In theory, the PNA could have declared a state at any time, but they didn't. If the PNA declares a state, then it is hardly likely they will want any UN supervision there.
However, there are serious internal ideological obstacles to declaring a state in part of Palestine, as well as a realization that a state in Gaza alone would hardly be viable. It would also be meaningless without recognition from the world community.

Ami Isseroff

Posted by Moderator @ 02/28/2004 09:28 PM CST

The middle east has become the dumping ground for every half-baked and ridiculous idea on earth. There is no godly reaon why there should be another Arab state anywhere west of the Jordan river since the entire area now called Jordan ( formerly trans jordan) was wrenched from the area set aside by the original British mandate as a Jewish homeland. Jordan is the logical place for the palestinian Arabs who already comprise 70% of it's population.

Posted by mike levine @ 02/29/2004 12:26 AM CST

Actually, a Palestinian state has been declared more than once. The real issue is who controls the land and sea borders as well as the airspace.

While one wonders what the Israeli response would be to widespread international recognition of a Palestinian state, it doesn't seem too likely to me that Israel will abandon its control of Gaza's borders anytime soon, or permit the reconstruction of the airport.

Posted by Josh Pollack @ 02/29/2004 05:38 AM CST

As I said before, I am just putting myself on the legal ground.

Is Israel does evacuate a territory and no other "power" does take it over, it seems to me that the UN, would be hard placed, if asked to do so, not to recognize the place as a new state. Such a refusal would go against basic principles of the UN and of international law, the biggest I think being the rights of the (local) people to rule themselves.

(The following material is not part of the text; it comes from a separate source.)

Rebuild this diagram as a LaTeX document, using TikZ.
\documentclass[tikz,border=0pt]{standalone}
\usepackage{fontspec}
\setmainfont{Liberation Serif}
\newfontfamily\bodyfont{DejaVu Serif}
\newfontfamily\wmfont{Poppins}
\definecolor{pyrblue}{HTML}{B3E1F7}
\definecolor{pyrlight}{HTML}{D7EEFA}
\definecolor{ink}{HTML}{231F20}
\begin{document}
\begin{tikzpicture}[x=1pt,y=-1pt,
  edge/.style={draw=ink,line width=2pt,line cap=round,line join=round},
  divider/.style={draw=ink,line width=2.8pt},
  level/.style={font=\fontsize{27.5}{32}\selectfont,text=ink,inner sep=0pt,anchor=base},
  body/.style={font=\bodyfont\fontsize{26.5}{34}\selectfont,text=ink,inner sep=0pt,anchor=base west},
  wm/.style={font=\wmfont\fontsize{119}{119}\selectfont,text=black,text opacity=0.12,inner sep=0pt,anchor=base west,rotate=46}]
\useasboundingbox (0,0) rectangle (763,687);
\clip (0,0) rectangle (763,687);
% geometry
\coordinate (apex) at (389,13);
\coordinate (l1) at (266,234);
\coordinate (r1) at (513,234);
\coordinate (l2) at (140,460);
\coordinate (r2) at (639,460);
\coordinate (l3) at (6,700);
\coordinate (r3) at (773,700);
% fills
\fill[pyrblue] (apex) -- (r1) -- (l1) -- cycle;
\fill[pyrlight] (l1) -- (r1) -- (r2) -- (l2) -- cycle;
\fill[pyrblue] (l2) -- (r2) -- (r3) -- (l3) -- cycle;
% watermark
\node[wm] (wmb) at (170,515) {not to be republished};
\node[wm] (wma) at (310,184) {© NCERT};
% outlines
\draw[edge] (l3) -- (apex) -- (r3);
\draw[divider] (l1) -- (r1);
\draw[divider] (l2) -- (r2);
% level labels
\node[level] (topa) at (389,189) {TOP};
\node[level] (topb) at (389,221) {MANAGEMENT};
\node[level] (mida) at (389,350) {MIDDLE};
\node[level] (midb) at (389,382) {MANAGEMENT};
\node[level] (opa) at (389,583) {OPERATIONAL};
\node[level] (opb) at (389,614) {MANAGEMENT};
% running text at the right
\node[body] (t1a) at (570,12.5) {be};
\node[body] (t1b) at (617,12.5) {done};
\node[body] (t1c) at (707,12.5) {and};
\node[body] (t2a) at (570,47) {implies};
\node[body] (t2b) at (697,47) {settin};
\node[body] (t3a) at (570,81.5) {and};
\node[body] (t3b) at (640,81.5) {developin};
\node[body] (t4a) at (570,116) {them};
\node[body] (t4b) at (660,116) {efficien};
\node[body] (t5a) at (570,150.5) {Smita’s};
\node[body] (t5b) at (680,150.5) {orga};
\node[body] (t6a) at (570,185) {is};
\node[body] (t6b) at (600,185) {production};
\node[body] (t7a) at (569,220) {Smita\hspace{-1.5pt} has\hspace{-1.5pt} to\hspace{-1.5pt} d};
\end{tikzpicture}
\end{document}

I believe it would be impossible for UN and for EU, not to recognize the new state.

Such a state once recognised, would have normal rights: among them, territorial waters up to 200 miles at sea, open sky.

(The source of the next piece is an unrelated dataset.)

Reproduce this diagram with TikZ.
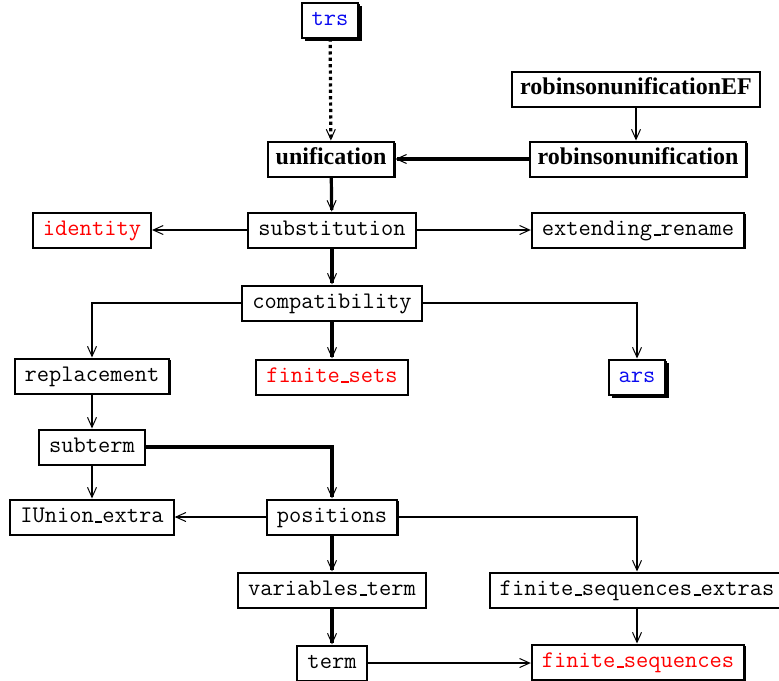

True, they couldn't prevent Israel of going on as now but then, it would be Israel that put itself in a state of war with the new state.

Such an Israeli move would be an unilateral act of war if it is not presented as a legitimate prooportionate self defense action. and no country, not even America, would accept it easily.

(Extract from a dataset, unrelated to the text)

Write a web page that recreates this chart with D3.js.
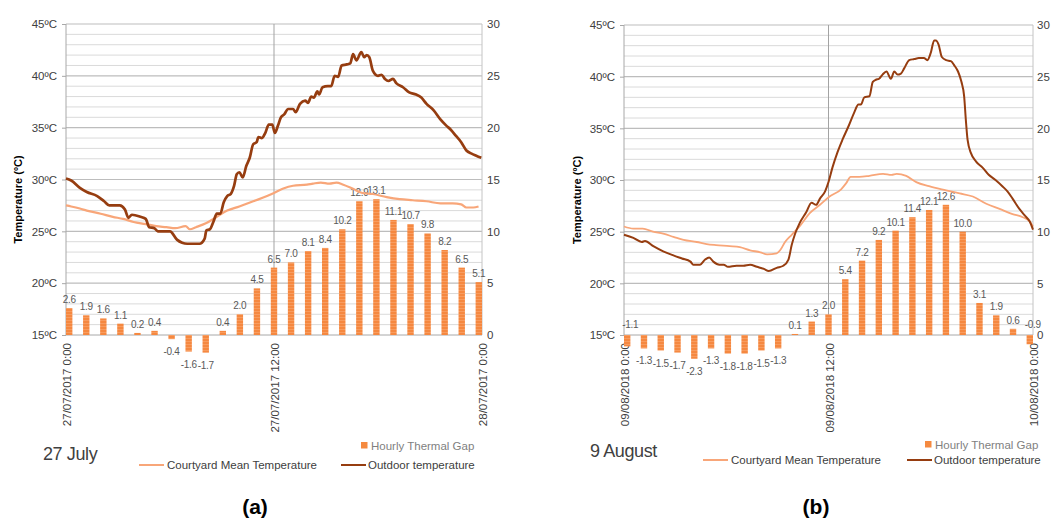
<!DOCTYPE html>
<html><head><meta charset="utf-8">
<script src="https://cdn.jsdelivr.net/npm/d3@7"></script>
<style>
html,body{margin:0;padding:0;background:#fff;}
svg{display:block;}
text{font-family:"Liberation Sans",Arial,sans-serif;}
</style></head>
<body>
<svg id="chart" width="1056" height="519"></svg>
<script>
// ---------------- DATA ----------------
const hourTicks = [0, 12, 24];
const xLabelsA = ["27/07/2017 0:00", "27/07/2017 12:00", "28/07/2017 0:00"];
const xLabelsB = ["09/08/2018 0:00", "09/08/2018 12:00", "10/08/2018 0:00"];
const tempTicks = [15, 20, 25, 30, 35, 40, 45];
const gapTicks = [0, 5, 10, 15, 20, 25, 30];
const barHours = d3.range(0, 25);

const gapA = [2.6,1.9,1.6,1.1,0.2,0.4,-0.4,-1.6,-1.7,0.4,2.0,4.5,6.5,7.0,8.1,8.4,10.2,12.9,13.1,11.1,10.7,9.8,8.2,6.5,5.1];
const gapB = [-1.1,-1.3,-1.5,-1.7,-2.3,-1.3,-1.8,-1.8,-1.5,-1.3,0.1,1.3,2.0,5.4,7.2,9.2,10.1,11.4,12.1,12.6,10.0,3.1,1.9,0.6,-0.9];

// [hour, °C]
const outdoorA = [[0,30.1],[0.3,29.9],[0.8,29.2],[1.2,28.8],[1.8,28.4],[2.2,27.9],[2.5,27.5],[3.1,27.5],[3.4,27.1],[3.6,26.3],[3.8,26.6],[4.3,26.4],[4.6,26.2],[4.8,25.4],[5.1,25.3],[5.3,25.0],[6.0,25.0],[6.4,24.2],[6.7,23.9],[7.0,23.8],[7.7,23.8],[8.0,24.3],[8.1,25.1],[8.3,25.2],[8.5,25.9],[8.7,26.7],[8.9,26.7],[9.1,27.8],[9.3,28.4],[9.5,28.6],[9.7,29.4],[9.85,30.5],[10.0,30.7],[10.2,30.2],[10.4,31.3],[10.6,32.1],[10.8,33.4],[11.0,33.6],[11.1,34.1],[11.3,34.0],[11.5,34.5],[11.7,35.3],[11.9,35.3],[12.05,34.5],[12.23,35.2],[12.4,36.0],[12.6,36.3],[12.8,36.8],[13.1,36.8],[13.25,36.5],[13.5,37.3],[13.8,37.6],[13.96,37.4],[14.15,38.0],[14.3,37.9],[14.5,38.5],[14.6,38.2],[14.8,38.9],[15.1,39.0],[15.3,39.0],[15.5,40.0],[15.7,39.9],[15.9,41.0],[16.2,41.1],[16.4,41.2],[16.56,42.1],[16.75,41.5],[17.04,42.3],[17.2,41.8],[17.35,42.0],[17.5,41.8],[17.7,40.5],[18.0,40.0],[18.2,40.1],[18.4,39.7],[18.6,39.5],[18.87,39.7],[19.05,39.3],[19.44,38.9],[19.8,38.4],[20.2,38.2],[20.5,37.9],[20.8,37.3],[21.2,36.7],[21.6,35.8],[21.94,35.2],[22.2,34.8],[22.5,34.2],[22.8,33.6],[23.1,32.8],[23.4,32.5],[23.67,32.3],[23.96,32.1]];
const courtyardA = [[0,27.5],[0.3,27.4],[0.8,27.2],[1.2,27.0],[2.0,26.7],[2.7,26.4],[3.3,26.2],[3.9,25.9],[4.6,25.7],[5.2,25.5],[5.8,25.4],[6.3,25.3],[6.9,25.5],[7.15,25.2],[7.5,25.4],[8.1,25.8],[8.7,26.4],[9.3,27.0],[10.0,27.4],[10.8,27.9],[11.6,28.4],[12.0,28.7],[12.5,29.1],[13.1,29.4],[13.9,29.5],[14.25,29.6],[14.7,29.7],[15.2,29.6],[15.6,29.7],[16.0,29.5],[16.56,29.1],[17.1,28.7],[17.7,28.6],[18.5,28.3],[19.25,28.1],[20.0,28.0],[20.8,27.9],[21.6,27.7],[22.3,27.7],[22.8,27.6],[23.1,27.3],[23.5,27.3],[23.8,27.4]];
const outdoorB = [[0,24.7],[0.55,24.4],[1.04,24.0],[1.23,24.1],[1.72,23.6],[2.3,23.1],[2.9,22.7],[3.4,22.4],[3.9,22.1],[4.07,21.8],[4.46,21.8],[4.76,22.3],[5.0,22.5],[5.24,22.1],[5.6,21.8],[5.85,21.8],[6.1,21.6],[6.6,21.7],[7.0,21.7],[7.4,21.8],[7.8,21.6],[8.2,21.4],[8.5,21.2],[8.96,21.5],[9.35,21.7],[9.65,22.3],[9.84,23.7],[10.04,24.8],[10.3,25.8],[10.7,26.9],[11.0,27.8],[11.27,27.6],[11.5,28.2],[11.8,28.9],[12.0,29.8],[12.23,31.2],[12.53,32.7],[12.82,33.9],[13.2,35.3],[13.5,36.5],[13.76,37.3],[13.9,37.3],[14.1,38.0],[14.4,38.1],[14.6,39.5],[14.78,39.7],[14.97,39.8],[15.17,40.2],[15.4,40.5],[15.66,39.8],[15.86,40.5],[16.05,40.2],[16.25,40.3],[16.44,40.8],[16.74,41.6],[17.03,41.7],[17.3,41.8],[17.6,41.8],[17.8,41.6],[18.0,42.3],[18.2,43.5],[18.3,43.5],[18.46,43.1],[18.65,41.9],[18.9,41.6],[19.18,41.5],[19.38,41.1],[19.6,40.5],[19.8,39.5],[19.96,38.1],[20.06,35.8],[20.16,33.9],[20.36,32.6],[20.65,31.8],[21.04,31.2],[21.4,30.5],[21.8,30.0],[22.2,29.4],[22.5,28.9],[22.8,28.2],[23.2,27.2],[23.5,26.6],[23.8,26.0],[24.0,25.2]];
const courtyardB = [[0,25.5],[0.55,25.3],[1.1,25.3],[1.7,25.0],[2.3,24.8],[2.9,24.5],[3.5,24.2],[4.27,24.0],[4.85,23.8],[5.4,23.7],[6.2,23.6],[6.8,23.5],[7.4,23.2],[8.0,23.0],[8.4,22.8],[8.96,22.9],[9.16,23.2],[9.45,24.0],[9.84,24.7],[10.3,25.5],[10.9,26.8],[11.5,27.6],[12.06,28.4],[12.74,29.1],[13.04,29.7],[13.3,30.3],[13.8,30.3],[14.4,30.4],[15.2,30.6],[15.7,30.5],[16.0,30.6],[16.56,30.4],[17.15,29.8],[17.9,29.4],[18.9,29.0],[19.7,28.7],[20.47,28.4],[21.26,27.7],[22.04,27.2],[22.8,26.7],[23.4,26.4],[23.8,26.0],[24.0,25.5]];

const titles = ["27 July", "9 August"];
const captions = ["(a)", "(b)"];
const legendLabels = ["Hourly Thermal Gap", "Courtyard Mean Temperature", "Outdoor temperature"];
const yTitle = "Temperature (ºC)";

// ---------------- STYLE ----------------
const C_OUT = "#963d10", C_CY = "#f8a679", C_BAR = "#f58a40";
const svg = d3.select("#chart");

const defs = svg.append("defs");
const pat = defs.append("pattern").attr("id","stripe").attr("patternUnits","userSpaceOnUse")
  .attr("width",4).attr("height",3);
pat.append("rect").attr("width",4).attr("height",3).attr("fill","#f58840");
pat.append("rect").attr("y",2).attr("width",4).attr("height",1).attr("fill","#f89c5f");

const charts = [
  {x0:66, x1:482, top:24, bot:335, gap:gapA, out:outdoorA, cy:courtyardA, xl:xLabelsA,
   title:titles[0], tx:43, ty:460, cap:captions[0], cx:255, ytx:18, rax:487, above:[],
   leg:{sqx:361, sqy:442, sty:450, ly:465, cyx:139, outx:341}, outW:2.7, cyW:2.2},
  {x0:624, x1:1033, top:25, bot:335, gap:gapB, out:outdoorB, cy:courtyardB, xl:xLabelsB,
   title:titles[1], tx:590, ty:457, cap:captions[1], cx:816, ytx:577, rax:1037, above:[0,24],
   leg:{sqx:925, sqy:441, sty:449, ly:460, cyx:703, outx:907}, outW:2.0, cyW:1.8}
];

charts.forEach(c => {
  const g = svg.append("g");
  const x = d3.scaleLinear().domain([0,24]).range([c.x0, c.x1]);
  const xb = d3.scaleLinear().domain([0,24]).range([c.x0+3.2, c.x1-3.2]);
  const y = d3.scaleLinear().domain([15,45]).range([c.bot, c.top]);
  const yg = d3.scaleLinear().domain([0,30]).range([c.bot, c.top]);

  // grid
  g.append("g").selectAll("line").data(d3.range(16,46)).join("line")
    .attr("x1", c.x0).attr("x2", c.x1).attr("y1", d=>y(d)).attr("y2", d=>y(d))
    .attr("stroke", d => d%5===0 ? "#bdbdbd" : "#dadada").attr("stroke-width", d=> d%5===0 ? 1.2 : 1);
  // vertical lines
  g.append("line").attr("x1",x(12)).attr("x2",x(12)).attr("y1",c.top).attr("y2",c.bot).attr("stroke","#a3a3a3");
  g.append("line").attr("x1",c.x0).attr("x2",c.x0).attr("y1",c.top).attr("y2",c.bot).attr("stroke","#a8a8a8");
  g.append("line").attr("x1",c.x1).attr("x2",c.x1).attr("y1",c.top).attr("y2",c.bot).attr("stroke","#c4c4c4");
  g.append("line").attr("x1",c.x0).attr("x2",c.x1).attr("y1",c.bot).attr("y2",c.bot).attr("stroke","#a8a8a8");

  // left axis
  const la = g.append("g").attr("transform",`translate(${c.x0},0)`)
    .call(d3.axisLeft(y).tickValues(tempTicks).tickFormat(d=>d+"ºC").tickSize(4).tickPadding(5).tickSizeOuter(0));
  la.select(".domain").remove();
  la.selectAll("line").attr("stroke","#a8a8a8");
  la.selectAll("text").attr("font-size","11.5px").attr("fill","#404040").attr("font-family","Liberation Sans, Arial, sans-serif");
  // right axis
  const ra = g.append("g").attr("transform",`translate(${c.rax},0)`)
    .call(d3.axisRight(yg).tickValues(gapTicks).tickSize(0).tickPadding(0));
  ra.select(".domain").remove();
  ra.selectAll("text").attr("font-size","11.5px").attr("fill","#404040").attr("font-family","Liberation Sans, Arial, sans-serif");

  // y title
  g.append("text").attr("transform",`translate(${c.ytx+4},${(c.top+c.bot)/2+20}) rotate(-90)`)
    .attr("text-anchor","middle").attr("font-size","11px").attr("font-weight","bold").attr("fill","#000").text(yTitle);

  // x labels
  g.append("g").selectAll("text").data(hourTicks).join("text")
    .attr("transform", (d)=>`translate(${x(d)+5},${c.bot+8}) rotate(-90)`)
    .attr("text-anchor","end").attr("font-size","11.5px").attr("fill","#404040")
    .text((d,i)=>c.xl[i]);

  // bars
  const bw = 6.4;
  g.append("g").selectAll("rect").data(c.gap).join("rect")
    .attr("x",(d,i)=>xb(barHours[i])-bw/2).attr("width",bw)
    .attr("y",d=>Math.min(yg(d),yg(0))).attr("height",d=>Math.abs(yg(d)-yg(0)))
    .attr("fill","url(#stripe)");
  g.append("g").selectAll("text").data(c.gap).join("text")
    .attr("x",(d,i)=>xb(barHours[i])+ (c.above.includes(i)? 3:0))
    .attr("y",(d,i)=> c.above.includes(i) ? yg(0)-7 : (d>=0 ? yg(d)-5 : yg(d)+16))
    .attr("text-anchor","middle").attr("font-size","10px").attr("letter-spacing","-0.3").attr("fill","#595959")
    .text(d=>d.toFixed(1));

  // lines
  const line = d3.line().x(d=>x(d[0])).y(d=>y(d[1])).curve(d3.curveMonotoneX);
  g.append("path").datum(c.cy).attr("d",line).attr("fill","none").attr("stroke",C_CY).attr("stroke-width",c.cyW).attr("stroke-linejoin","round");
  g.append("path").datum(c.out).attr("d",line).attr("fill","none").attr("stroke",C_OUT).attr("stroke-width",c.outW).attr("stroke-linejoin","round");

  // legend
  const L = c.leg;
  g.append("rect").attr("x",L.sqx).attr("y",L.sqy).attr("width",6.5).attr("height",6.5).attr("fill",C_BAR);
  g.append("text").attr("x",L.sqx+10).attr("y",L.sty).attr("font-size","11.5px").attr("fill","#7f7f7f").text(legendLabels[0]);
  g.append("line").attr("x1",L.cyx).attr("x2",L.cyx+25).attr("y1",L.ly).attr("y2",L.ly).attr("stroke",C_CY).attr("stroke-width",2);
  g.append("text").attr("x",L.cyx+28).attr("y",L.ly+4).attr("font-size","11.5px").attr("fill","#404040").text(legendLabels[1]);
  g.append("line").attr("x1",L.outx).attr("x2",L.outx+25).attr("y1",L.ly).attr("y2",L.ly).attr("stroke",C_OUT).attr("stroke-width",2);
  g.append("text").attr("x",L.outx+27).attr("y",L.ly+4).attr("font-size","11.5px").attr("fill","#404040").text(legendLabels[2]);

  // title & caption
  g.append("text").attr("x",c.tx).attr("y",c.ty).attr("font-size","18px").attr("fill","#404040")
    .attr("font-family","Roboto, sans-serif").attr("letter-spacing","-0.4").text(c.title);
  g.append("text").attr("x",c.cx).attr("y",514).attr("text-anchor","middle").attr("font-size","21px")
    .attr("font-weight","bold").attr("font-family","Liberation Serif, serif").attr("fill","#000").text(c.cap);
});
</script>
</body></html>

True, politic is a lot less black and white than law but still, it could be an interesting development.

Best
Paul

Posted by Paul @ 02/29/2004 03:38 PM CST

The idea that pure legalism makes the world of international relations go 'round seems questionable. States and other groups have interests, and their leaders tend to pursue them as they understand them, cooperatively or otherwise, within a framework of law or otherwise.

If an appreciable number of states were so eager to extend themselves on the Palestinians' behalf, the scenario you describe probably would have unfolded some time ago, perhaps fairly early in the 1990s.

I am profoundly sorry to say that the prospect of the 1990s -- of a Palestinian state at peace with its neighbors and enjoying widespread international legitimacy -- has come and gone. In its place, there is only anarchy and bloodshed. No one in their right mind is in any hurry to build ties to such a place.